This time of year, I like listening to the Salvation Army Band, which is possibly a surprising statement from a confirmed atheist. But I haven’t always been so. When I was a child, my parents belonged to the Salvation Army. I was sent to Sunday School, and taught to believe in God.
My earliest Christmas memories are from when my parents were still together. We lived in a little town in Lancashire, in a bungalow which had had the attic converted into another floor. My sister and I both had bedrooms in the attic rooms. My parents slept in the downstairs bedroom. On Christmas Eve, my sister and I put our pillow cases (no stockings for us – we had pillow cases) in our parents’ room. I once asked my mother why the pillow cases had to go in their room. She said she wanted to watch us open our presents. I never questioned this at the time – I still had an unshakeable belief in Santa Claus. I suppose I was a gullible child – I believed whatever anyone told me, because it never occurred to me they could be lying. So when all the grown-ups were telling me that Santa was real, I accepted this without question – after all, why would they be telling me this if it wasn’t true?
Anyway, Christmas morning my sister and I would gallop down the stairs and charge into our parents’ room to see what presents had been left for us. The excitement of seeing that pillow case stuffed with presents has been unmatched by any thrill in adult life.
My dad used to play trombone in the Salvation Army band, and in the run-up to Christmas we would go and watch him play in the shopping precinct, all bundled up in winter coats and mittens, which were attached by a piece of wool running down the arms of my coat and along the back, so I couldn’t lose one of them.

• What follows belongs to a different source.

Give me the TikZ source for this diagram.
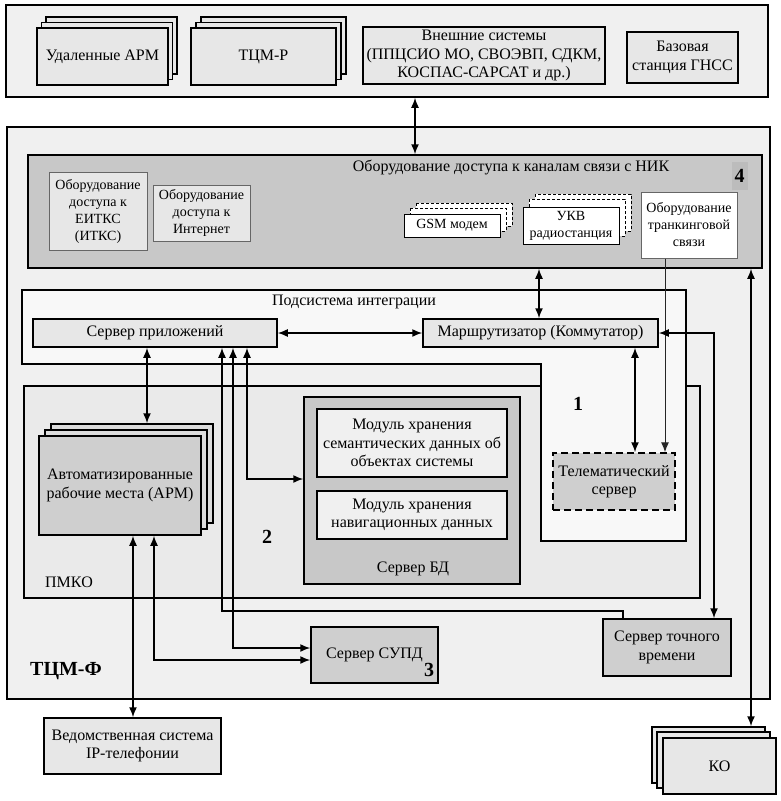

Whenever I watch the Salvation Army band play at Christmas time, I remember those early Christmases, when my parents were still together, and Christmas was all about new toys, singing carols, marzipan and Baby Jesus. And then I feel very sad, because life was simpler then and I can’t go back there.
It happens to us all, of course. We have to grow up, and when we do life gets more complicated. My parents divorced; both of them married new partners; we moved to Canada and I had to leave everything I was familiar with behind; I found out there was no Santa, and therefore no magic; I stopped believing in God; I started called Christmas ‘Xmas’ because I realised it had all become hugely commercialised and I no longer believed it had anything to do with the birth of Christ.
But music has the power to tap into our emotions on a very primal level, and I cry when I listen to the Salvation Army band because it takes me right back to the little girl I was, and can never be again.
Thinking about the subject of this post made me realise that the shine began to come off Christmas for me the year my parents divorced, and subsequent events tarnished it even further. I know, logically, it’s not possible for me – or for any of us – to go back to the innocence and simplicity of childhood. So I listen to the Salvation Army band when I hear it playing Christmas songs, and even though doing so always makes me cry, it still takes me back to a happier time and place.